Are all emerging technologies doomed to ride the hype cycle rollercoaster, blossoming during a period of inflated expectations only for people to subsequently lose patience and walk away until it finally makes an impact on the market?
When Jackie Fenn left IT company Logica to join the analyst group Gartner in 1994, the World Wide Web was just beginning its move from a research curiosity to a global phenomenon. Fenn's job as an analyst was to look at this and other emerging technologies, such as video-on-demand, and gauge their likely impact on large companies and governments around the world.
Looking back at previous technology introductions, Fenn found a common pattern. Whether it was artificial intelligence, genetic engineering, high-level computer languages or personal computers, each had been through a period of inflated expectations only for people to later lose patience and walk away until finally they made some impact on the market.
Although it is hard to look at the evolution of technology without seeing these repeated waves of excitement and ennui, Fenn gave the phenomenon a name. At the start of 1995, she wrote a one-off report pointing out the phases that afflict most technology introductions, providing titles such as the Peak of Inflated Expectations or the Trough of Disillusionment, leading finally to the Plateau of Productivity and populating each with examples. The context for the report was to indicate the generic trade-offs between risk and benefit of each stage, under the heading 'When to leap on the Hype Cycle'.

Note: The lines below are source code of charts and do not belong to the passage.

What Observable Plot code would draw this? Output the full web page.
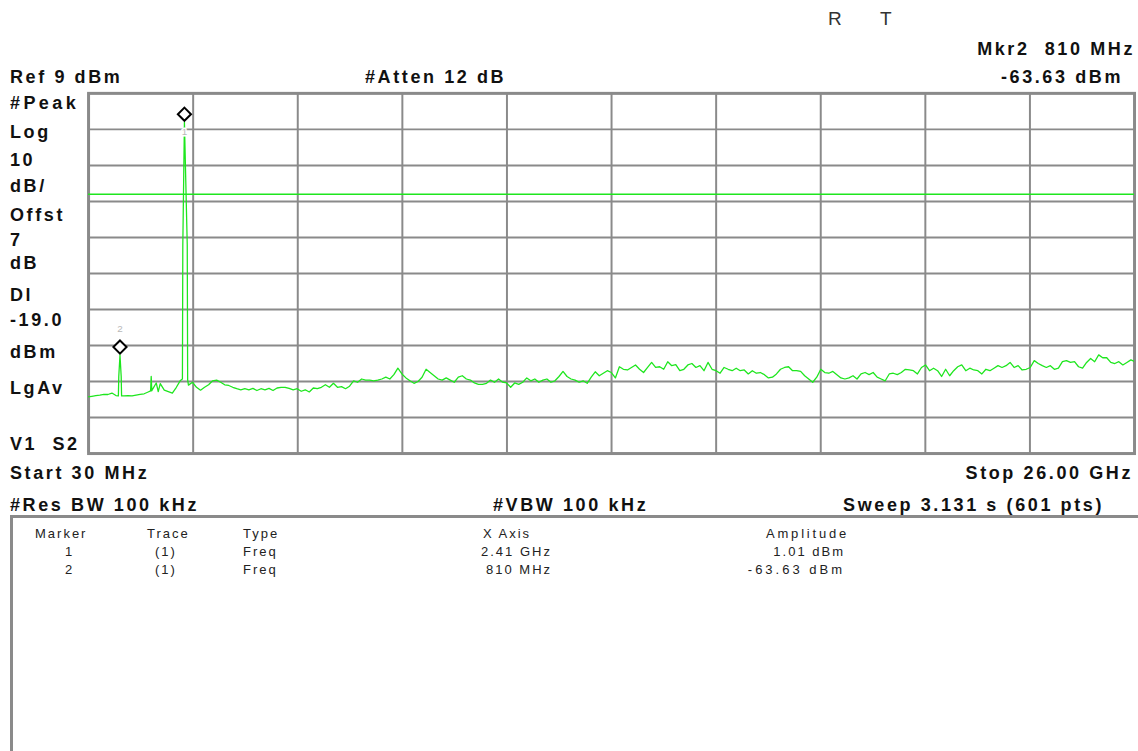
<!DOCTYPE html>
<html><head><meta charset="utf-8">
<script src="https://cdn.jsdelivr.net/npm/d3@7"></script>
<script src="https://cdn.jsdelivr.net/npm/@observablehq/plot@0.6"></script>
<style>
html,body{margin:0;padding:0;background:#fff;overflow:hidden;width:1138px;height:751px;}
#page{position:relative;width:1138px;height:751px;overflow:hidden;font-family:"Liberation Sans",Arial,sans-serif;color:#111;}
.b{position:absolute;font-weight:bold;font-size:18px;line-height:18px;letter-spacing:2.6px;white-space:pre;}
.t{position:absolute;font-size:13px;line-height:13px;letter-spacing:2px;white-space:pre;color:#222;}
.thin{position:absolute;font-size:19px;line-height:19px;white-space:pre;color:#333;}
#chart{position:absolute;left:0;top:80px;}
#box{position:absolute;left:10px;top:515px;width:1200px;height:300px;border-top:3px solid #8a8a8a;border-left:3px solid #8a8a8a;}
</style></head>
<body>
<div id="page">
  <div class="thin" style="left:828px;top:9px;">R</div>
  <div class="thin" style="left:880px;top:9px;">T</div>
  <div class="b" style="right:3px;top:40px;">Mkr2  810 MHz</div>
  <div class="b" style="left:10px;top:68px;">Ref 9 dBm</div>
  <div class="b" style="left:365px;top:68px;">#Atten 12 dB</div>
  <div class="b" style="right:15px;top:68px;">-63.63 dBm</div>

  <div class="b" style="left:10px;top:94px;letter-spacing:3.4px;">#Peak</div>
  <div class="b" style="left:10px;top:123px;">Log</div>
  <div class="b" style="left:10px;top:151px;">10</div>
  <div class="b" style="left:10px;top:177px;">dB/</div>
  <div class="b" style="left:10px;top:206px;">Offst</div>
  <div class="b" style="left:10px;top:231px;">7</div>
  <div class="b" style="left:10px;top:254px;">dB</div>
  <div class="b" style="left:10px;top:286px;">Dl</div>
  <div class="b" style="left:10px;top:311px;">-19.0</div>
  <div class="b" style="left:10px;top:343px;">dBm</div>
  <div class="b" style="left:10px;top:379px;">LgAv</div>
  <div class="b" style="left:10px;top:435px;">V1  S2</div>

  <div class="b" style="left:10px;top:464px;">Start 30 MHz</div>
  <div class="b" style="right:5px;top:464px;">Stop 26.00 GHz</div>
  <div class="b" style="left:10px;top:496px;">#Res BW 100 kHz</div>
  <div class="b" style="left:493px;top:496px;">#VBW 100 kHz</div>
  <div class="b" style="right:34px;top:496px;">Sweep 3.131 s (601 pts)</div>

  <div id="box"></div>
  <div class="t" style="left:35px;top:527px;">Marker</div>
  <div class="t" style="left:147px;top:527px;">Trace</div>
  <div class="t" style="left:243px;top:527px;">Type</div>
  <div class="t" style="left:483px;top:527px;">X Axis</div>
  <div class="t" style="left:766px;top:527px;letter-spacing:2.8px;">Amplitude</div>
  <div class="t" style="left:65px;top:545px;">1</div>
  <div class="t" style="left:155px;top:545px;">(1)</div>
  <div class="t" style="left:243px;top:545px;">Freq</div>
  <div class="t" style="left:481px;top:545px;">2.41 GHz</div>
  <div class="t" style="right:293px;top:545px;">1.01 dBm</div>
  <div class="t" style="left:65px;top:563px;">2</div>
  <div class="t" style="left:155px;top:563px;">(1)</div>
  <div class="t" style="left:243px;top:563px;">Freq</div>
  <div class="t" style="left:486px;top:563px;">810 MHz</div>
  <div class="t" style="right:293px;top:563px;letter-spacing:3px;">-63.63 dBm</div>

  <div id="chart"></div>
</div>
<script>
// Sweep settings
const startGHz = 0.03;
const stopGHz = 26.0;
const refLevelDbm = 9;
const bottomLevelDbm = -91;
const displayLineDbm = -19.0;

// Grid divisions (10 x 10)
const xDivisionsGHz = [0.03, 2.627, 5.224, 7.821, 10.418, 13.015, 15.612, 18.209, 20.806, 23.403, 26.0];
const yDivisionsDbm = [9, -1, -11, -21, -31, -41, -51, -61, -71, -81, -91];

const traceStartGHz = 0.01;
const traceStepGHz = 0.1;
const traceLevelsDbm = [
  -75.3,-75.1,-74.9,-74.8,-74.6,-74.6,-74.2,-74.9,-63.63,-75.0,
  -74.9,-75.0,-74.8,-74.6,-74.4,-73.9,-73.3,-71.4,-71.6,-73.4,
  -73.8,-74.2,-72.6,-70.7,1.01,-72.0,-71.2,-72.6,-73.4,-72.6,
  -71.9,-70.8,-70.6,-71.2,-71.9,-72.1,-72.6,-73.0,-73.3,-73.0,
  -73.3,-72.9,-73.5,-73.0,-73.3,-72.9,-73.5,-72.8,-72.6,-72.6,
  -72.9,-73.3,-73.0,-73.7,-73.3,-73.9,-72.8,-73.0,-72.6,-71.9,
  -72.6,-71.5,-72.6,-72.4,-73.0,-72.3,-70.8,-71.2,-70.3,-70.6,
  -70.6,-70.8,-70.6,-70.3,-69.8,-70.3,-69.1,-67.3,-68.9,-70.0,
  -70.8,-71.5,-71.0,-69.8,-67.6,-68.5,-69.4,-70.3,-70.6,-70.0,
  -70.6,-71.2,-69.8,-69.4,-70.3,-70.6,-71.4,-71.8,-71.8,-71.5,
  -70.6,-71.2,-70.3,-71.2,-71.4,-72.6,-71.4,-71.8,-71.2,-70.0,
  -70.8,-70.3,-71.2,-70.6,-70.3,-71.2,-70.8,-69.6,-68.2,-69.6,
  -70.3,-70.6,-71.2,-70.8,-71.5,-69.8,-68.3,-69.4,-68.7,-68.0,
  -68.5,-70.0,-66.9,-67.6,-67.8,-67.1,-66.4,-67.6,-68.5,-67.1,
  -65.7,-67.1,-66.9,-67.6,-65.5,-66.6,-66.3,-68.0,-67.6,-66.4,
  -66.0,-67.1,-66.6,-68.0,-65.7,-67.6,-68.0,-68.7,-67.1,-67.6,
  -68.0,-67.3,-68.0,-67.8,-68.9,-68.0,-68.7,-68.5,-69.1,-70.0,
  -69.8,-68.9,-67.6,-67.1,-66.9,-68.0,-68.0,-68.2,-69.4,-70.3,
  -71.2,-69.8,-67.6,-68.5,-68.7,-68.2,-69.1,-70.0,-70.3,-70.0,
  -69.4,-70.3,-68.9,-68.5,-69.1,-68.5,-69.8,-70.3,-70.8,-68.9,
  -68.7,-69.1,-68.5,-67.6,-67.8,-68.0,-68.9,-67.1,-66.4,-68.0,
  -67.3,-68.0,-69.6,-67.6,-69.4,-68.0,-66.9,-66.4,-68.0,-67.3,
  -67.8,-68.0,-68.9,-67.6,-68.0,-67.3,-66.6,-67.1,-66.6,-65.7,
  -67.1,-66.6,-67.8,-67.6,-67.1,-65.2,-66.0,-66.6,-67.1,-66.6,
  -67.6,-67.3,-65.5,-65.2,-65.7,-65.5,-66.9,-67.3,-65.7,-64.6,
  -65.5,-63.6,-64.4,-64.4,-65.7,-66.0,-65.5,-66.4,-65.7,-65.0,
  -65.5
];
// Extra trace points around the narrow spikes
const detailFreqGHz   = [0.77, 0.78, 0.84, 0.85, 1.57, 1.585, 1.60, 1.76, 2.36, 2.37, 2.48, 2.49];
const detailLevelsDbm = [-75.0, -69.6, -69.6, -75.0, -73.6, -69.6, -73.6, -73.8, -70.3, -33.0, -33.0, -70.5];

// Markers
const markerNames = ["1", "2"];
const markerFreqGHz = [2.41, 0.81];
const markerLevelDbm = [1.01, -63.63];

const trace = traceLevelsDbm.map((a, i) => ({f: traceStartGHz + i * traceStepGHz, a}))
  .concat(detailFreqGHz.map((f, i) => ({f, a: detailLevelsDbm[i]})))
  .sort((p, q) => p.f - q.f);
const markers = markerNames.map((name, i) => ({name, f: markerFreqGHz[i], a: markerLevelDbm[i]}));

const green = "#1ee61e";
const grid = "#8a8a8a";

const chart = Plot.plot({
  width: 1150,
  height: 380,
  marginLeft: 89,
  marginRight: 4,
  marginTop: 13,
  marginBottom: 3,
  x: {domain: [startGHz, stopGHz], axis: null},
  y: {domain: [bottomLevelDbm, refLevelDbm], axis: null},
  style: {background: "transparent", overflow: "visible"},
  marks: [
    Plot.ruleX(xDivisionsGHz, {stroke: grid, strokeWidth: 2}),
    Plot.ruleY(yDivisionsDbm, {stroke: grid, strokeWidth: 2}),
    Plot.frame({stroke: grid, strokeWidth: 3}),
    Plot.ruleY([displayLineDbm], {stroke: green, strokeWidth: 1.5}),
    Plot.line(trace, {x: "f", y: "a", stroke: green, strokeWidth: 1.3, clip: true}),
    Plot.text(markers.filter(d => d.name === "1"), {x: "f", y: "a", text: "name", dy: 10, fill: "#b8b8b8", stroke: "white", strokeWidth: 3, fontSize: 10, fontFamily: "Liberation Sans"}),
    Plot.text(markers.filter(d => d.name === "2"), {x: "f", y: "a", text: "name", dy: -26, fill: "#b8b8b8", fontSize: 10, fontFamily: "Liberation Sans"}),
    Plot.dot(markers, {x: "f", y: "a", symbol: "diamond2", r: 6, stroke: "black", strokeWidth: 2, fill: "white", dy: -8})
  ]
});
document.getElementById("chart").appendChild(chart);
</script>
</body></html>
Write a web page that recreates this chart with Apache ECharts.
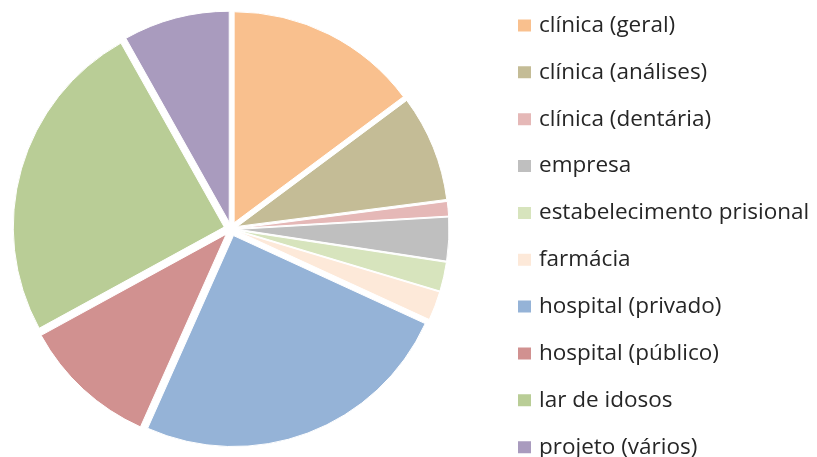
<!DOCTYPE html>
<html>
<head>
<meta charset="utf-8">
<script src="https://cdn.jsdelivr.net/npm/echarts@6/dist/echarts.min.js"></script>
<style>html,body{margin:0;padding:0;background:#fff}#c{width:817px;height:457px}</style>
</head>
<body>
<div id="c"></div>
<script>
var categories = ['clínica (geral)','clínica (análises)','clínica (dentária)','empresa','estabelecimento prisional','farmácia','hospital (privado)','hospital (público)','lar de idosos','projeto (vários)'];
var values = [40, 22, 3, 9, 6, 6, 67, 28, 67, 22];
var colors = ['#F9C08E','#C4BC96','#E5B8B7','#BFBFBF','#D7E4BD','#FDE9D9','#95B3D7','#D19190','#B9CD96','#A99BBE'];

var chart = echarts.init(document.getElementById('c'), null, {renderer:'canvas'});
var data = categories.map(function(n,i){
  return {name:n, value:values[i], selected:true, itemStyle:{color:colors[i]}};
});
chart.setOption({
  animation:false,
  legend:{
    orient:'vertical', left:516, top:14, height:450, padding:0,
    itemWidth:15, itemHeight:14, itemGap:23.85,
    icon:'rect', selectedMode:false,
    textStyle:{fontFamily:'Open Sans', fontSize:22.5, color:'#262626', lineHeight:20, padding:[0,0,2,2]},
    data:categories
  },
  series:[{
    type:'pie',
    center:[231,229], radius:[0,211],
    startAngle:90, clockwise:true,
    selectedMode:'multiple', selectedOffset:7,
    label:{show:false}, labelLine:{show:false},
    itemStyle:{borderColor:'#fff', borderWidth:1},
    emphasis:{disabled:true},
    data:data
  }]
});
</script>
</body>
</html>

Fenn did not intend the hype cycle to be a series. But clients soon asked when the next one would appear and other analysts adopted the idea for their own sectors. Ten years later, Gartner decided to publish a summary of what was hot and what wasn't, and has issued one every summer since 2004.
The wave upon wave of overhyped technology has provided each annual update with plenty of examples. The most recent, published in August 2014, was peppered with 45 technologies, half of them still climbing to the top before the inevitable crash in popularity.
As Fenn and colleague Mark Raskino pointed out in their 2008 book on the hype cycle, there are in reality two components to the curve. One is a bell curve that describes the hype and backlash phases as expectations soar and are as quickly dashed. Superimposed on this, is an S-curve that follows the contour and phases worked out by Everett Rogers when he was a professor of rural sociology in the early 1960s. Responsible for coining the phrase 'early adopters', Rogers made this the second phase on his curve of adoption, following the innovators and just ahead of the early majority, before a technology moves to acceptance by the late majority and finally the laggards.
Technology consultant Howard Fosdick put the two together in 1992 in a three-stage diagram, published in Enterprise Systems Journal two-and-a-half years ahead of Fenn's five-stage version. Fosdick focused primarily on the promotion of technologies driven by analysts and commentators in the news media. But that does not tell the whole story of the cycle. Publicity does a lot to sow the seeds of hype, but for anything to stick around longer than a YouTube video of dancing cats, a technology needs adherents.
Geoffrey Moore's book 'Crossing the Chasm' documented how in sectors such as IT, moving from the early adoption to the majority phases was fraught with difficulty. Companies would quickly run out of cash brought in by eager early adopters as they tried to engage the attention of the more sceptical majority. This is the point at which many technologies suddenly go from rising stars to false starts.
The split between early adopters and eventual mass adoption has parallels with the work of another student of Rogers' work. In the late 1960s, Frank Bass tried to bring maths to bear on the business of marketing and developed a model that splits the market between the actions of innovators and imitators. Bass took the view that the mass market is socially driven - people see what others have and buy it - but innovators would make decisions primarily on the merit of the product, albeit helped by mass media to let them know it exists. In the products Bass focused on, this meant product advertising.
There are some similarities in the Bass model to the hype cycle. Innovators are eager to try out a new technology and the companies selling the product are equally keen to promote its use. But as the innovators stumble across problems, their enthusiasm wanes. Some walk away while others persevere quietly until their neighbours eventually realise that the product is worth having. By that time, the product is well on the way to the plateau.